== WHAT THIS TASK INVOLVES ==
Give back, exactly as written, the lines from the beginning of the listing through the one that contains "const toRows = (vals)".

== PROVIDED INFORMATION ==
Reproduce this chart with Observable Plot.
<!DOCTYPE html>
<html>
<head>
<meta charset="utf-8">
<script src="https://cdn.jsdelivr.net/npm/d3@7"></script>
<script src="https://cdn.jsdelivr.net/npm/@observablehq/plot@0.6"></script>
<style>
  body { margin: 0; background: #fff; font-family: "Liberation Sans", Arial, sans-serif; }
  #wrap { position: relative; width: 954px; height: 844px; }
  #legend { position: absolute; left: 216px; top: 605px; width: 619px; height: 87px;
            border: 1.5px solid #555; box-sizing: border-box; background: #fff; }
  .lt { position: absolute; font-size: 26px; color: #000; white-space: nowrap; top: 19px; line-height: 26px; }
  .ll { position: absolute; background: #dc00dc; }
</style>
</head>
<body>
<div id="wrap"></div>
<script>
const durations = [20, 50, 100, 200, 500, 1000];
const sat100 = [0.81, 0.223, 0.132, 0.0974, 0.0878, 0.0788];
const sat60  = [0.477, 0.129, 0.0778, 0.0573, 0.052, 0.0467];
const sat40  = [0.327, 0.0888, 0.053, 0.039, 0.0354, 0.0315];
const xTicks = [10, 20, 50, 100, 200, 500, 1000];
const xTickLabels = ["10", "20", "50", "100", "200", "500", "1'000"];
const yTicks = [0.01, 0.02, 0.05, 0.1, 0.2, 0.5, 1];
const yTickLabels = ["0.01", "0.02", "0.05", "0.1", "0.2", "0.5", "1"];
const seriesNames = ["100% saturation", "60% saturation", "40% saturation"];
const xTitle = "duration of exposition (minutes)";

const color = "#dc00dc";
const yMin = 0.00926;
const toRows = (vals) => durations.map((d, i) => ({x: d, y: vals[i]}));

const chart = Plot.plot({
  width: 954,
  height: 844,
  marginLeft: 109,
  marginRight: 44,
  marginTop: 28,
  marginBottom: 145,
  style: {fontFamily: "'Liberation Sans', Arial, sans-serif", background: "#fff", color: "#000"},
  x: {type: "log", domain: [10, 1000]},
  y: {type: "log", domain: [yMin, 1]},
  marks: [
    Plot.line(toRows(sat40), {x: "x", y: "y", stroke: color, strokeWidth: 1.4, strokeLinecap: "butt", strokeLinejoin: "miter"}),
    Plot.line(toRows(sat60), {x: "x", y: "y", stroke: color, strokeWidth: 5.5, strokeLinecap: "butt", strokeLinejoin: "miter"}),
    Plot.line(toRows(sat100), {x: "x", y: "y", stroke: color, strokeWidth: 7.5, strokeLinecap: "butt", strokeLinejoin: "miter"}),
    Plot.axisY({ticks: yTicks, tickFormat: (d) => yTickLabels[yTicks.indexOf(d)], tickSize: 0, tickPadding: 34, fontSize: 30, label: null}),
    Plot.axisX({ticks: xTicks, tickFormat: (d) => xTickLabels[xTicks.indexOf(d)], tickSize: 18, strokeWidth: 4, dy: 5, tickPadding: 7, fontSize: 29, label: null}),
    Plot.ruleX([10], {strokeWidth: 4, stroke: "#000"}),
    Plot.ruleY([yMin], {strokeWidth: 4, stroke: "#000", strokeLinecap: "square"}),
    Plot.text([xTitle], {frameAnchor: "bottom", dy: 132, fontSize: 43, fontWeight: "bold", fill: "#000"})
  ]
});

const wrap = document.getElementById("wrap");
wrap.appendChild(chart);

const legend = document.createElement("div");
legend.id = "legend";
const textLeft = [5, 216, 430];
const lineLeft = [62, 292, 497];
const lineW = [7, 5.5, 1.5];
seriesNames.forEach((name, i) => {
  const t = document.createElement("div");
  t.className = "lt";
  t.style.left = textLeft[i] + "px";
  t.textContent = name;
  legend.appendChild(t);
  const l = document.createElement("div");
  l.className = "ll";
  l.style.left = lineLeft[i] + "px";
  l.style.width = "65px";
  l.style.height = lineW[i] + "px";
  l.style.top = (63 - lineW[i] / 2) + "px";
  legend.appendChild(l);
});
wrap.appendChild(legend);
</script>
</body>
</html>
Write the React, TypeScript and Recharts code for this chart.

== WORKED ANSWER ==
Reproduce this chart with Observable Plot.
<!DOCTYPE html>
<html>
<head>
<meta charset="utf-8">
<script src="https://cdn.jsdelivr.net/npm/d3@7"></script>
<script src="https://cdn.jsdelivr.net/npm/@observablehq/plot@0.6"></script>
<style>
  body { margin: 0; background: #fff; font-family: "Liberation Sans", Arial, sans-serif; }
  #wrap { position: relative; width: 954px; height: 844px; }
  #legend { position: absolute; left: 216px; top: 605px; width: 619px; height: 87px;
            border: 1.5px solid #555; box-sizing: border-box; background: #fff; }
  .lt { position: absolute; font-size: 26px; color: #000; white-space: nowrap; top: 19px; line-height: 26px; }
  .ll { position: absolute; background: #dc00dc; }
</style>
</head>
<body>
<div id="wrap"></div>
<script>
const durations = [20, 50, 100, 200, 500, 1000];
const sat100 = [0.81, 0.223, 0.132, 0.0974, 0.0878, 0.0788];
const sat60  = [0.477, 0.129, 0.0778, 0.0573, 0.052, 0.0467];
const sat40  = [0.327, 0.0888, 0.053, 0.039, 0.0354, 0.0315];
const xTicks = [10, 20, 50, 100, 200, 500, 1000];
const xTickLabels = ["10", "20", "50", "100", "200", "500", "1'000"];
const yTicks = [0.01, 0.02, 0.05, 0.1, 0.2, 0.5, 1];
const yTickLabels = ["0.01", "0.02", "0.05", "0.1", "0.2", "0.5", "1"];
const seriesNames = ["100% saturation", "60% saturation", "40% saturation"];
const xTitle = "duration of exposition (minutes)";

const color = "#dc00dc";
const yMin = 0.00926;
const toRows = (vals) => durations.map((d, i) => ({x: d, y: vals[i]}));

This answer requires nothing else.